I particularly agree with @helli to resist over-reacting when Libre and finger pricks are at odds. In the final analysis believe finger pricks over Libre, but Libre is brilliant at giving you a quicker feel for where your BG is; and when mid range, say 5-8 I don't do much finger pricking - with the one CAVEAT: if, in periods of level, stable BG, my sensor is significantly high or low in relation to actual then I finger prick before food bolus or corrections and use the actual readings for my doses. This week for example, my Libre 2 is consistently reading 2.5 mmol/L high; I can mentally adjust for that as I go about my day, but I won't trust those out of kilter readings for bolus.

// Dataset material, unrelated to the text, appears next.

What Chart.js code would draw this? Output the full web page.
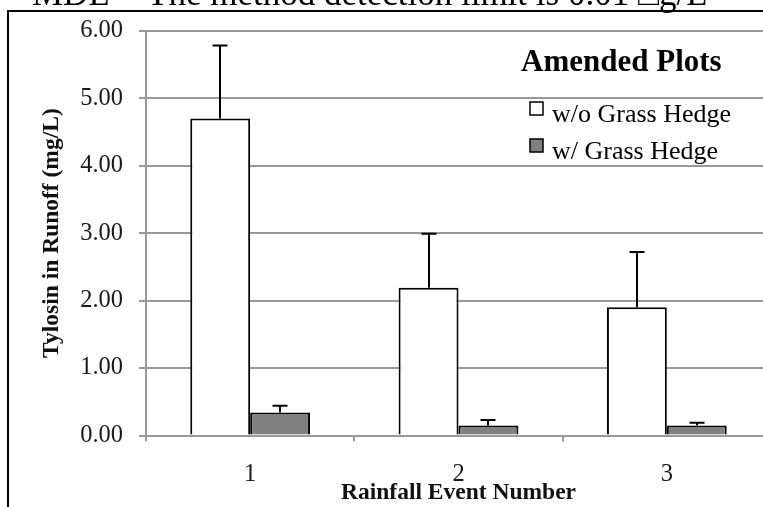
<!DOCTYPE html>
<html>
<head>
<meta charset="utf-8">
<script src="https://cdn.jsdelivr.net/npm/chart.js@4/dist/chart.umd.min.js"></script>
<style>
  html, body { margin: 0; padding: 0; background: #fff; overflow: hidden; width: 763px; height: 507px; }
  canvas { display: block; }
</style>
</head>
<body>
<canvas id="c" width="780" height="507"></canvas>
<script>
// Tylosin concentration in runoff, amended plots
const categories = ['1', '2', '3'];
const withoutHedge = [4.70, 2.19, 1.90];
const withHedge = [0.34, 0.15, 0.15];
const withoutHedgeErr = [1.08, 0.80, 0.82];
const withHedgeErr = [0.10, 0.08, 0.04];
const yTickLabels = ['0.00', '1.00', '2.00', '3.00', '4.00', '5.00', '6.00'];

const captionText = 'MDL = The method detection limit is 0.01 \u25A1g/L';
const legendTitle = 'Amended Plots';

const SERIF = "'Liberation Serif', 'Times New Roman', Times, serif";
Chart.defaults.font.family = SERIF;

// Upward-only error bars with a short cap; the category axis line is redrawn over the bar bases
const errorBars = {
  id: 'errorBars',
  afterDatasetsDraw(chart) {
    const ctx = chart.ctx;
    const y = chart.scales.y;
    const area = chart.chartArea;
    ctx.save();
    ctx.strokeStyle = '#999';
    ctx.lineWidth = 2;
    const y0 = Math.round(y.getPixelForValue(0));
    ctx.beginPath();
    ctx.moveTo(area.left, y0);
    ctx.lineTo(area.right, y0);
    ctx.stroke();

    ctx.strokeStyle = '#000';
    chart.data.datasets.forEach((ds, di) => {
      const meta = chart.getDatasetMeta(di);
      meta.data.forEach((bar, i) => {
        const top = y.getPixelForValue(ds.data[i] + ds.errors[i]);
        const x = Math.round(bar.x);
        ctx.beginPath();
        ctx.moveTo(x, bar.y);
        ctx.lineTo(x, top);
        ctx.moveTo(x - 7.5, top);
        ctx.lineTo(x + 7.5, top);
        ctx.stroke();
      });
    });
    ctx.restore();
  }
};

// Background, outer frame, clipped caption and legend box
const decor = {
  id: 'decor',
  beforeDraw(chart) {
    const ctx = chart.ctx;
    ctx.save();
    ctx.fillStyle = '#fff';
    ctx.fillRect(0, 0, chart.width, chart.height);
    ctx.restore();
  },
  afterDraw(chart) {
    const ctx = chart.ctx;
    ctx.save();
    // caption above the frame
    ctx.fillStyle = '#000';
    ctx.font = '35px ' + SERIF;
    ctx.textAlign = 'left';
    ctx.textBaseline = 'alphabetic';
    ctx.fillText(captionText, 32, 5);
    // frame
    ctx.strokeStyle = '#000';
    ctx.lineWidth = 2;
    ctx.beginPath();
    ctx.moveTo(8, 507);
    ctx.lineTo(8, 11);
    ctx.lineTo(chart.width, 11);
    ctx.stroke();
    // legend
    ctx.font = 'bold 31px ' + SERIF;
    ctx.fillText(legendTitle, 521, 71);
    ctx.font = '26px ' + SERIF;
    chart.data.datasets.forEach((ds, i) => {
      const base = 122 + i * 37;
      ctx.fillStyle = ds.backgroundColor;
      ctx.fillRect(530, base - 20, 13, 13);
      ctx.lineWidth = 1.5;
      ctx.strokeStyle = '#000';
      ctx.strokeRect(530, base - 20, 13, 13);
      ctx.fillStyle = '#000';
      ctx.fillText(ds.label, 552, base);
    });
    ctx.restore();
  }
};

new Chart(document.getElementById('c'), {
  type: 'bar',
  data: {
    labels: categories,
    datasets: [
      {
        label: 'w/o Grass Hedge',
        data: withoutHedge,
        errors: withoutHedgeErr,
        backgroundColor: '#ffffff',
        borderColor: '#000000',
        borderWidth: 2,
        borderSkipped: 'start'
      },
      {
        label: 'w/ Grass Hedge',
        data: withHedge,
        errors: withHedgeErr,
        backgroundColor: '#808080',
        borderColor: '#000000',
        borderWidth: 2,
        borderSkipped: 'start'
      }
    ]
  },
  options: {
    responsive: false,
    animation: false,
    devicePixelRatio: 1,
    layout: { padding: { left: 0, top: 27, right: 9, bottom: 0 } },
    datasets: { bar: { categoryPercentage: 0.575, barPercentage: 1.0 } },
    plugins: { legend: { display: false }, tooltip: { enabled: false } },
    scales: {
      x: {
        afterFit(s) { s.height = 71.5; },
        grid: { display: true, drawOnChartArea: false, drawTicks: true, tickLength: 6, color: '#999', lineWidth: 2, offset: true },
        border: { display: true, color: '#999', width: 2 },
        ticks: { color: '#1a1a1a', font: { size: 24.5 }, padding: 18, maxRotation: 0 },
        title: { display: true, text: 'Rainfall Event Number', color: '#111', font: { size: 23.5, weight: 'bold' }, padding: { top: 0, bottom: 0 } }
      },
      y: {
        min: 0,
        max: 6,
        afterFit(s) { s.width = 146; },
        ticks: {
          stepSize: 1,
          color: '#1a1a1a',
          font: { size: 24.5 },
          padding: 16,
          callback: (v) => yTickLabels[Math.round(v)]
        },
        grid: { color: '#999', lineWidth: 2, tickLength: 7, drawTicks: true },
        border: { display: true, color: '#999', width: 2 },
        title: { display: true, text: 'Tylosin in Runoff (mg/L)', color: '#111', font: { size: 23.5, weight: 'bold' }, padding: { top: 38, bottom: 0 } }
      }
    }
  },
  plugins: [decor, errorBars]
});
</script>
</body>
</html>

Of course this is just me and others will find differences. But I thought it possibly helpful to mention this now; you'll see reference to interstitial lag as 2.4mins on Abbots you tube videos.

Good luck.


----------



## Ianhat (Feb 4, 2022)

Proud to be erratic said:


> Hi @Ianhat ,
> I think @helli has covered most of the limitations and first points that are essential for understanding Libre 2.
> 
> However, I have found the lag from actual blood glucose to interstitial is a fair bit less than 15mins. This was the lag claimed by Abbott for the original Libre, but for Libre 2 Abbot officially claim the lag averages at 2.4 mins and I find that is more like 5 mins, but not 15. I have a Continuous Glucose Monitor (CGM) piggy backing on Libre so I can see minute by minute what my interstitial is doing, without having to scan and get a flash reading. When I couple those with a finger prick I see this lag quite clearly, both for falling and rising BG.
> ...


I have been using it awhile now and took in all advice and I must say it's a game changer for me my levels are a lot better than they was like I say the libre is like brining mo salah on in a Sunday league match  totally transformed my understanding of how my body works with diabetes


----------



## Proud to be erratic (Feb 4, 2022)

Ianhat said:


> I have been using it awhile now and took in all advice and I must say it's a game changer for me my levels are a lot better than they was like I say the libre is like brining mo salah on in a Sunday league match  totally transformed my understanding of how my body works with diabetes


Great and my apologies for not spotting the start date for this thread.


----------